• _Your goal_
Exactly the lines from the first line of the records to the line holding "import seaborn as sns" should be duplicated, and nothing more; pictures stay out.

— start of Provided information —

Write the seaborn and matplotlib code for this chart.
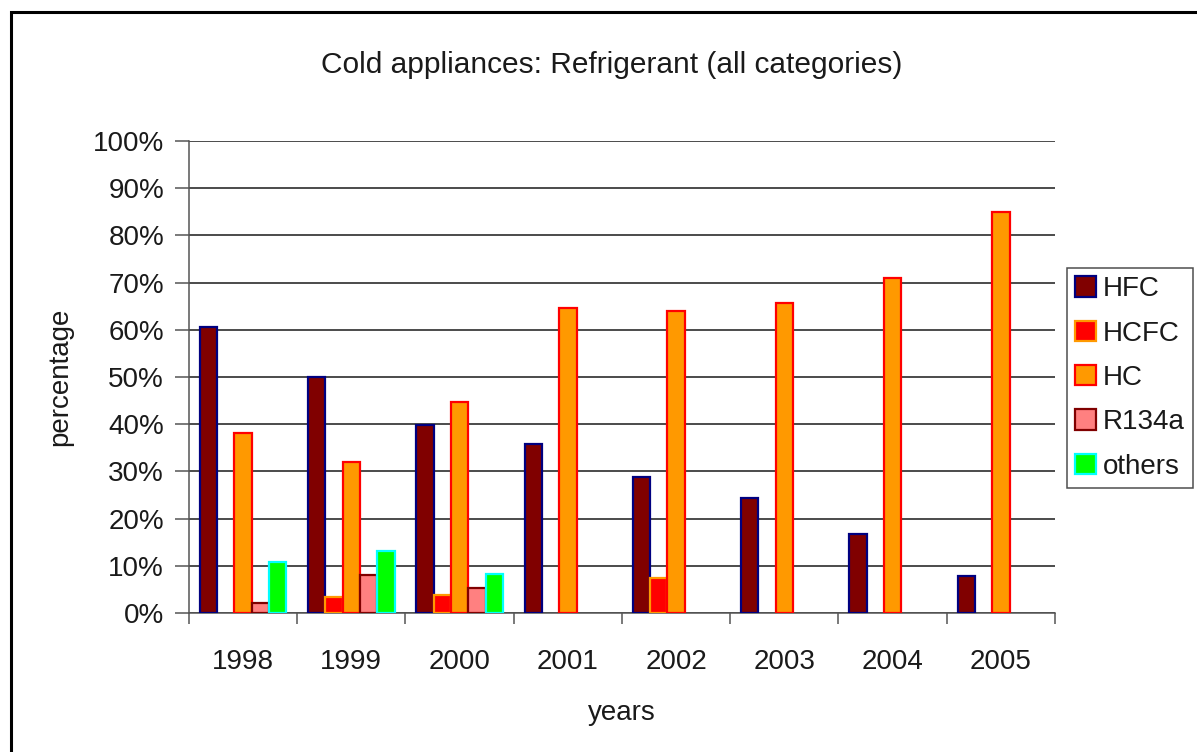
import numpy as np
import pandas as pd
import matplotlib
matplotlib.use("Agg")
import matplotlib.pyplot as plt
from matplotlib.patches import Rectangle, Patch
from matplotlib.ticker import FixedLocator, PercentFormatter
import seaborn as sns

# Refrigerant shares per year (percent); NaN where a refrigerant is not reported
years = ["1998", "1999", "2000", "2001", "2002", "2003", "2004", "2005"]
refrigerants = ["HFC", "HCFC", "HC", "R134a", "others"]
hfc = [60.6, 50.0, 39.8, 35.8, 28.8, 24.4, 16.7, 7.8]
hcfc = [np.nan, 3.4, 3.8, np.nan, 7.4, np.nan, np.nan, np.nan]
hc = [38.1, 32.0, 44.7, 64.6, 64.0, 65.7, 71.0, 85.0]
r134a = [2.1, 8.0, 5.3, np.nan, np.nan, np.nan, np.nan, np.nan]
others = [10.8, 13.1, 8.2, np.nan, np.nan, np.nan, np.nan, np.nan]

fill_colors = ["#800000", "#FF0000", "#FF9900", "#FF8080", "#00FF00"]
edge_colors = ["#000080", "#FF9900", "#FF0000", "#800000", "#00FFFF"]

series = {"HFC": hfc, "HCFC": hcfc, "HC": hc, "R134a": r134a, "others": others}
rows = []
for name, vals in series.items():
    for yr, v in zip(years, vals):
        if not np.isnan(v):
            rows.append({"year": yr, "refrigerant": name, "share": v})
df = pd.DataFrame(rows)

sns.set_theme(style="white")
plt.rcParams["font.family"] = ["Liberation Sans", "DejaVu Sans"]
text_color = "#1a1a1a"
fs = 20

fig = plt.figure(figsize=(11.97, 7.52), dpi=100)
W, H = 1197, 752
ax = fig.add_axes([189 / W, 1 - 613 / H, (1055 - 189) / W, (613 - 141) / H])

sns.barplot(
    data=df, x="year", y="share", hue="refrigerant",
    order=years, hue_order=refrigerants,
    palette=dict(zip(refrigerants, fill_colors)), saturation=1,
    width=0.8, ax=ax, legend=False, zorder=3,
)

for cont, ec in zip(ax.containers, edge_colors):
    for bar in cont:
        bar.set_edgecolor(ec)
        bar.set_linewidth(1.6)

ax.set_ylim(0, 100)
ax.set_xlim(-0.5, len(years) - 0.5)
ax.yaxis.set_major_locator(FixedLocator(np.arange(0, 101, 10)))
ax.yaxis.set_major_formatter(PercentFormatter(decimals=0))
ax.grid(axis="y", color="#1a1a1a", linewidth=1.1, zorder=0)
ax.set_axisbelow(True)

ax.tick_params(axis="y", which="major", direction="out", length=10, width=1.1,
               color="#555555", left=True, pad=8, labelsize=fs, labelcolor=text_color)
ax.tick_params(axis="x", which="major", length=0, pad=26, labelsize=fs,
               labelcolor=text_color)
ax.xaxis.set_minor_locator(FixedLocator(np.arange(-0.5, len(years), 1.0)))
ax.tick_params(axis="x", which="minor", direction="out", length=8, width=1.1,
               color="#555555", bottom=True)

for side in ["top", "right"]:
    ax.spines[side].set_visible(False)
for side in ["left", "bottom"]:
    ax.spines[side].set_color("#555555")
    ax.spines[side].set_linewidth(1.1)

ax.set_xlabel("years", fontsize=fs, color=text_color, labelpad=18)
ax.set_ylabel("percentage", fontsize=fs, color=text_color, labelpad=14)
fig.text(612 / W, 1 - 65 / H, "Cold appliances: Refrigerant (all categories)",
         ha="center", va="center", fontsize=21.5, color=text_color)

handles = [Patch(facecolor=fc, edgecolor=ec, linewidth=1.6, label=n)
           for n, fc, ec in zip(refrigerants, fill_colors, edge_colors)]
leg = fig.legend(handles=handles, loc="upper left",
                 bbox_to_anchor=(1067 / W, 1 - 268 / H),
                 frameon=True, fancybox=False, fontsize=fs,
                 handlelength=0.75, handleheight=0.75, handletextpad=0.25,
                 labelspacing=0.66, borderpad=0.3, borderaxespad=0)
leg.get_frame().set_edgecolor("#222222")
leg.get_frame().set_linewidth(1.1)
for t in leg.get_texts():
    t.set_color(text_color)

# outer chart frame (top and left edges visible)
fig.patches.append(Rectangle((11 / W, -0.2), 1.2, 1 - 12 / H + 0.2,
                             transform=fig.transFigure, fill=False,
                             edgecolor="black", linewidth=2.2, zorder=0))

fig.savefig("out.png", dpi=100, facecolor="white")
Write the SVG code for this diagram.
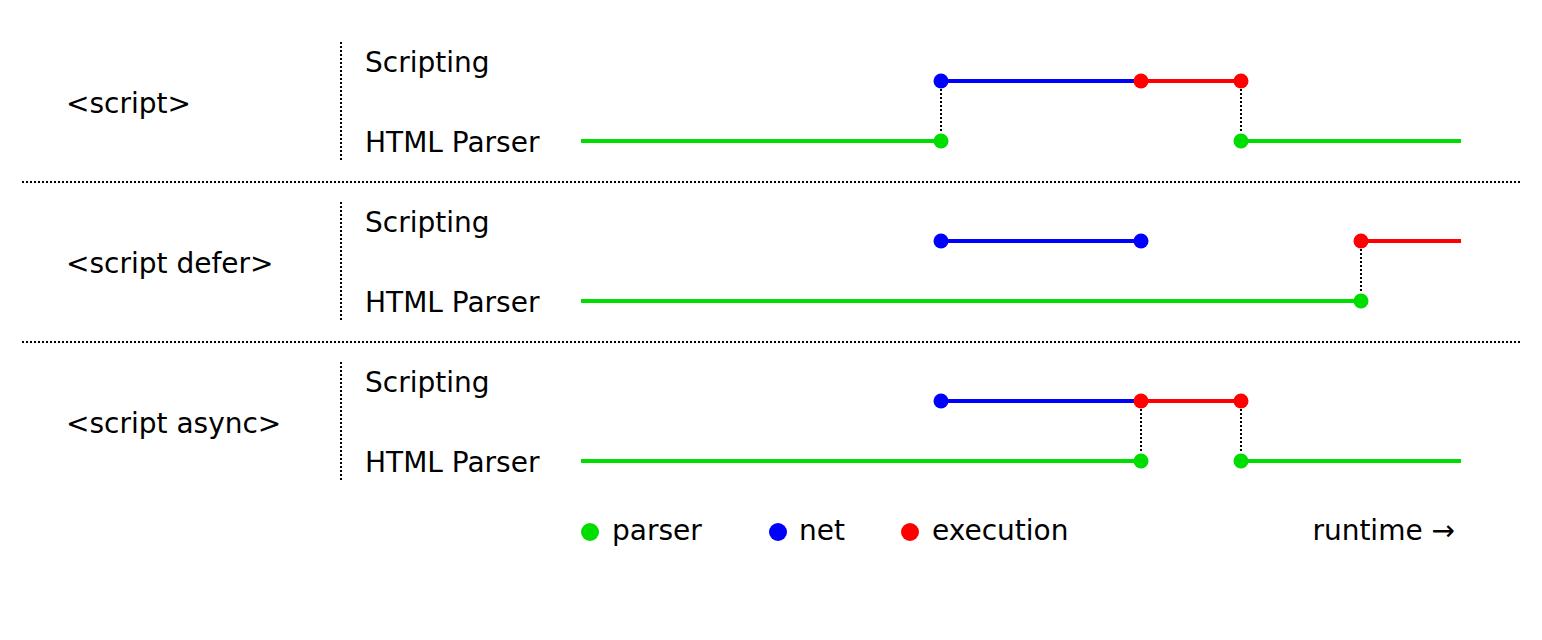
<svg xmlns="http://www.w3.org/2000/svg" width="1542" height="640" viewBox="0 0 1542 640">
<style>
text{font-family:"DejaVu Sans",Verdana,sans-serif;font-size:28px;fill:#000}
.sep{stroke:#000;stroke-width:2;stroke-dasharray:2 2;fill:none}
.vl{stroke:#000;stroke-width:2;stroke-dasharray:2 2;fill:none}
.g{stroke:#00dd00;stroke-width:4;fill:none}
.b{stroke:#0000ff;stroke-width:4;fill:none}
.r{stroke:#ff0000;stroke-width:4;fill:none}
.dg{fill:#00dd00}.db{fill:#0000ff}.dr{fill:#ff0000}
</style>
<rect width="1542" height="640" fill="#fff"/>
<g id="separators">
<line class="sep" x1="22" y1="182" x2="1520" y2="182"/>
<line class="sep" x1="22" y1="342" x2="1520" y2="342"/>
<line class="sep" x1="341" y1="42" x2="341" y2="161"/>
<line class="sep" x1="341" y1="202" x2="341" y2="321"/>
<line class="sep" x1="341" y1="362" x2="341" y2="481"/>
</g>
<g id="labels">
<text x="66" y="113">&lt;script&gt;</text>
<text x="365" y="72">Scripting</text>
<text x="365" y="152">HTML Parser</text>
<text x="66" y="273">&lt;script defer&gt;</text>
<text x="365" y="232">Scripting</text>
<text x="365" y="312">HTML Parser</text>
<text x="66" y="433">&lt;script async&gt;</text>
<text x="365" y="392">Scripting</text>
<text x="365" y="472">HTML Parser</text>
</g>
<g id="connectors">
<line class="g" x1="581" y1="141" x2="941" y2="141"/>
<line class="b" x1="941" y1="81" x2="1141" y2="81"/>
<line class="r" x1="1141" y1="81" x2="1241" y2="81"/>
<line class="g" x1="1241" y1="141" x2="1461" y2="141"/>
<line class="vl" x1="941" y1="89" x2="941" y2="133"/>
<line class="vl" x1="1241" y1="89" x2="1241" y2="133"/>

<line class="g" x1="581" y1="301" x2="1361" y2="301"/>
<line class="b" x1="941" y1="241" x2="1141" y2="241"/>
<line class="r" x1="1361" y1="241" x2="1461" y2="241"/>
<line class="vl" x1="1361" y1="249" x2="1361" y2="293"/>

<line class="g" x1="581" y1="461" x2="1141" y2="461"/>
<line class="b" x1="941" y1="401" x2="1141" y2="401"/>
<line class="r" x1="1141" y1="401" x2="1241" y2="401"/>
<line class="g" x1="1241" y1="461" x2="1461" y2="461"/>
<line class="vl" x1="1141" y1="409" x2="1141" y2="453"/>
<line class="vl" x1="1241" y1="409" x2="1241" y2="453"/>
</g>
<g id="dots">
<circle class="db" cx="941" cy="81" r="7.5"/>
<circle class="dr" cx="1141" cy="81" r="7.5"/>
<circle class="dr" cx="1241" cy="81" r="7.5"/>
<circle class="dg" cx="941" cy="141" r="7.5"/>
<circle class="dg" cx="1241" cy="141" r="7.5"/>
<circle class="db" cx="941" cy="241" r="7.5"/>
<circle class="db" cx="1141" cy="241" r="7.5"/>
<circle class="dr" cx="1361" cy="241" r="7.5"/>
<circle class="dg" cx="1361" cy="301" r="7.5"/>
<circle class="db" cx="941" cy="401" r="7.5"/>
<circle class="dr" cx="1141" cy="401" r="7.5"/>
<circle class="dr" cx="1241" cy="401" r="7.5"/>
<circle class="dg" cx="1141" cy="461" r="7.5"/>
<circle class="dg" cx="1241" cy="461" r="7.5"/>
</g>
<g id="legend">
<circle class="dg" cx="590" cy="532" r="9"/>
<text x="612" y="540">parser</text>
<circle class="db" cx="778" cy="532" r="9"/>
<text x="799" y="540">net</text>
<circle class="dr" cx="910" cy="532" r="9"/>
<text x="932" y="540">execution</text>
<text x="1455" y="540" text-anchor="end">runtime →</text>
</g>
</svg>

— end of Provided information —

• _Answer to the exercise_
Write the seaborn and matplotlib code for this chart.
import numpy as np
import pandas as pd
import matplotlib
matplotlib.use("Agg")
import matplotlib.pyplot as plt
from matplotlib.patches import Rectangle, Patch
from matplotlib.ticker import FixedLocator, PercentFormatter
import seaborn as sns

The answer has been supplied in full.